You are now living in Barcelona?
I’ve been coming to Spain for more than 20 years, I move all the time it just seemed like because of the place it is in now in history and because of the horrible history it has for centuries and certainly for decades in this century and the place it has arrived at now, it just feels sane … there is just no aggravation. And it’s not that there aren’t problems in any country, it’s just people know how to enjoy moments in the day … I think we really have to get back to that if we want to maintain our sanity. I think it is so hard in America right now because, whether it’s your rent you’re chasing or just trying to find a place where there is a bit of sanity, it seems very sad to me.

That sounds a little bit like what you were talking about like chasing something to fill you up.
That’s the point of America; it purports to be this rich, fruitful, Hollywood ideal. We’re brought up to consume and chase and devour and eat and more and next and the newest and the latest and the best and the most expensive or whatever we can afford—or can we afford it?

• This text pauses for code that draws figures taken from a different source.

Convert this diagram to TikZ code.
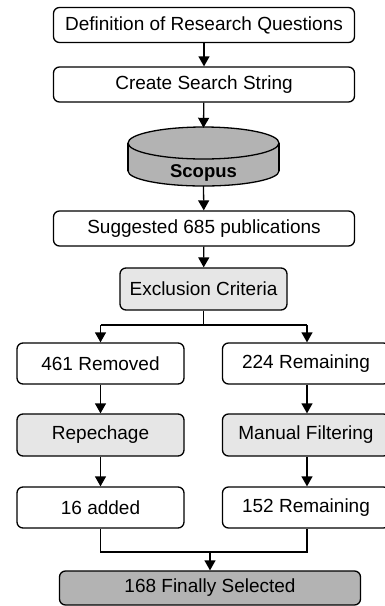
\documentclass[tikz,border=0pt]{standalone}
\usepackage{fontspec}
\setmainfont{Liberation Sans}
\usetikzlibrary{arrows.meta}
\definecolor{lightbox}{HTML}{E6E6E6}
\definecolor{darkbox}{HTML}{B3B3B3}
\begin{document}
\begin{tikzpicture}[x=1pt, y=-1pt,
  every node/.style={font=\fontsize{19}{22}\selectfont},
  box/.style={draw, line width=1.3pt, rounded corners=6pt, fill=white,
    inner sep=0pt, minimum height=35pt},
  wide/.style={box, minimum width=301pt},
  half/.style={box, minimum width=167pt, minimum height=41pt},
  shaded/.style={fill=lightbox},
  flow/.style={line width=1.3pt, -{Triangle[width=11pt,length=10pt]}},
  link/.style={line width=1.3pt}]
\path[use as bounding box, clip] (0,0) rectangle (385,606);

% main column
\node[wide] (rq) at (204,25) {Definition of Research Questions};
\node[wide] (ss) at (204,84.5) {Create Search String};

% database cylinder
\node[minimum width=151pt, minimum height=58pt, inner sep=0pt] (db) at (203.5,157) {};
\filldraw[fill=darkbox, line width=1.3pt] (203.5,171) ellipse [x radius=75.5, y radius=15];
\fill[darkbox] (128,143) rectangle (279,171);
\draw[line width=1.3pt] (128,143) -- (128,171) (279,143) -- (279,171);
\filldraw[fill=darkbox, line width=1.3pt] (203.5,143) ellipse [x radius=75.5, y radius=16];
\node[font=\fontsize{18.5}{22}\selectfont\bfseries] (scopus) at (203.5,173) {Scopus};

\node[wide] (sp) at (204,228.5) {Suggested 685 publications};
\node[half, shaded, minimum height=42pt] (ex) at (203.5,289) {Exclusion Criteria};

% two branches
\node[half] (rm) at (100.5,363.5) {461 Removed};
\node[half] (rn) at (306,363.5) {224 Remaining};
\node[half, shaded, minimum height=42pt] (rp) at (100.5,435) {Repechage};
\node[half, shaded, minimum height=42pt] (mf) at (306,435) {Manual Filtering};
\node[half] (ad) at (100.5,507.5) {16 added};
\node[half] (rs) at (306,507.5) {152 Remaining};

\node[wide, fill=darkbox, minimum height=34pt] (fs) at (210,588) {168 Finally Selected};

% junction points
\coordinate (split) at (203.5,325);
\coordinate (splitL) at (100.5,325);
\coordinate (splitR) at (307,325);
\coordinate (mergeL) at (100.5,552);
\coordinate (mergeR) at (307,552);
\coordinate (merge) at (210,552);

% connectors
\draw[flow] (rq) -- (ss);
\draw[flow] (ss) -- (db.north);
\draw[flow] (db.south) -- (sp);
\draw[flow] (sp) -- (ex);
\draw[link] (ex.south) -- (split);
\draw[link] (splitL) -- (splitR);
\draw[flow] (splitL) -- (rm.north);
\draw[flow] (splitR) -- (splitR |- rn.north);
\draw[flow] (rm) -- (rp);
\draw[flow] (rn.south -| splitR) -- (splitR |- mf.north);
\draw[flow] (rp) -- (ad);
\draw[flow] (mf.south -| splitR) -- (splitR |- rs.north);
\draw[link] (ad.south) -- (mergeL) -- (mergeR) -- (mergeR |- rs.south);
\draw[flow] (merge) -- (fs.north -| merge);
\end{tikzpicture}
\end{document}
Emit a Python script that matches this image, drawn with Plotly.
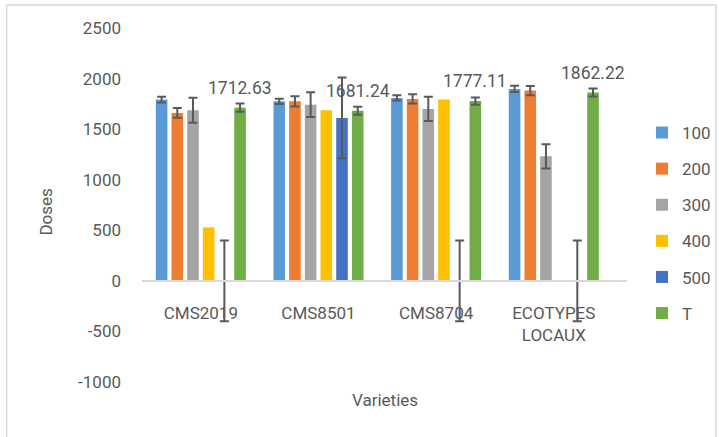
import plotly.graph_objects as go

categories = ["CMS2019", "CMS8501", "CMS8704", "ECOTYPES<br>LOCAUX"]
series_names = ["100", "200", "300", "400", "500", "T"]
colors = ["#5B9BD5", "#ED7D31", "#A5A5A5", "#FFC000", "#4472C4", "#70AD47"]

v100 = [1792, 1775, 1809, 1898]
v200 = [1660, 1775, 1799, 1881]
v300 = [1686, 1742, 1700, 1231]
v400 = [528, 1686, 1792, 0]
v500 = [0, 1611, 0, 0]
vT = [1712.63, 1681.24, 1777.11, 1862.22]

e100 = [28, 26, 27, 30]
e200 = [48, 50, 46, 46]
e300 = [124, 122, 120, 119]
e400 = None  # no error bars shown for dose 400
e500 = [400, 400, 400, 400]
eT = [40, 40, 36, 40]

y_tickvals = [-1000, -500, 0, 500, 1000, 1500, 2000, 2500]
y_ticktext = ["-1000", "-500", "0", "500", "1000", "1500", "2000", "2500"]

values = [v100, v200, v300, v400, v500, vT]
errors = [e100, e200, e300, e400, e500, eT]

FONT = "Liberation Sans Narrow, Arial Narrow, Roboto, sans-serif"
TXT = "#595959"
FS = 17

fig = go.Figure()
for name, col, vals, errs in zip(series_names, colors, values, errors):
    fig.add_trace(go.Bar(
        name=name, x=categories, y=vals, marker_color=col,
        marker_line=dict(width=0),
        legendgroup=name,
        error_y=dict(type="data", array=errs if errs else [0] * len(vals),
                     visible=errs is not None, color="#595959",
                     thickness=2, width=4.5),
    ))

# data labels on T series
bargap = 0.2
n = len(series_names)
slot = (1 - bargap) / n
t_off = -(1 - bargap) / 2 + slot * (n - 0.5)
for i, v in enumerate(vT):
    fig.add_annotation(x=i + t_off, y=v, xref="x", yref="y", text=f"{v:.2f}",
                       showarrow=False, yshift=20, yanchor="middle", xanchor="center",
                       font=dict(family=FONT, size=17.5, color=TXT))

L, R, T_, B = 141.5, 627, 28, 382
W, H = 719, 437
pw, ph = R - L, B - T_

def px(xp):
    return (xp - L) / pw

def py(yp):
    return (B - yp) / ph

fig.add_annotation(x=px(45), y=py(212), xref="paper", yref="paper", text="Doses",
                   textangle=-90, showarrow=False, xanchor="center", yanchor="middle",
                   font=dict(family=FONT, size=FS, color=TXT))
fig.add_annotation(x=px(385), y=py(400), xref="paper", yref="paper", text="Varieties",
                   showarrow=False, xanchor="center", yanchor="middle",
                   font=dict(family=FONT, size=FS, color=TXT))

fig.add_shape(type="rect", xref="paper", yref="paper",
              x0=px(6), x1=px(716), y0=py(445), y1=py(5),
              line=dict(color="#D9D9D9", width=1.5), fillcolor="rgba(0,0,0,0)", layer="below")

fig.update_layout(
    width=W, height=H,
    margin=dict(l=L, r=W - R, t=T_, b=H - B, autoexpand=False),
    barmode="group", bargap=bargap, bargroupgap=0.26,
    plot_bgcolor="white", paper_bgcolor="white",
    font=dict(family=FONT, size=FS, color=TXT),
    showlegend=True,
    legend=dict(x=px(642), y=py(223), xanchor="left", yanchor="middle",
                traceorder="grouped", tracegroupgap=11,
                font=dict(family=FONT, size=FS, color=TXT),
                bgcolor="rgba(0,0,0,0)"),
    xaxis=dict(anchor="free", position=1000 / 3500, showline=True, automargin=False,
               linecolor="#D9D9D9", linewidth=2, ticks="", showgrid=False,
               ticklabelstandoff=17, tickfont=dict(family=FONT, size=FS, color=TXT)),
    yaxis=dict(range=[-1000, 2500], tickvals=y_tickvals, ticktext=y_ticktext,
               showgrid=False, zeroline=False, automargin=False,
               showline=False, ticks="", ticklabelstandoff=20,
               tickfont=dict(family=FONT, size=FS, color=TXT)),
)

fig.write_html("out.html", config={"displayModeBar": False},
               post_script="document.body.style.margin='0';document.body.style.overflow='hidden';")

Remote controlled imaginations. I am dealing with this stuff on a political and an artistic level all the time and at this point at my age. I am 48—to live in it [the United States] is too brutal.

What kind of projects do you have lined up?
I have a photo book out next year through Black Dog Publishing. I have this new CD I’ve just produced called the Ghosts of Spain which is about what we’ve been talking about and on MySpace there is a link to some of the songs.

Is there anything else you’d like to say to our readers?
Power, sisters. Pleasure, please. What more can I say, I am hoping to be a conduit to women everywhere of some sort I just think that now more than ever it is wonderful to be a woman. My dream, when I saw [Liberian President Ellen “Ma” Johnson-Sirleaf] interviewed on CNN, was, if only America had a beautiful, big, black ma spanking the bastard who pretends to be the father of our country, maybe we’d get things done. But ladies, we’ve got to keep doing it for ourselves. What more can I say?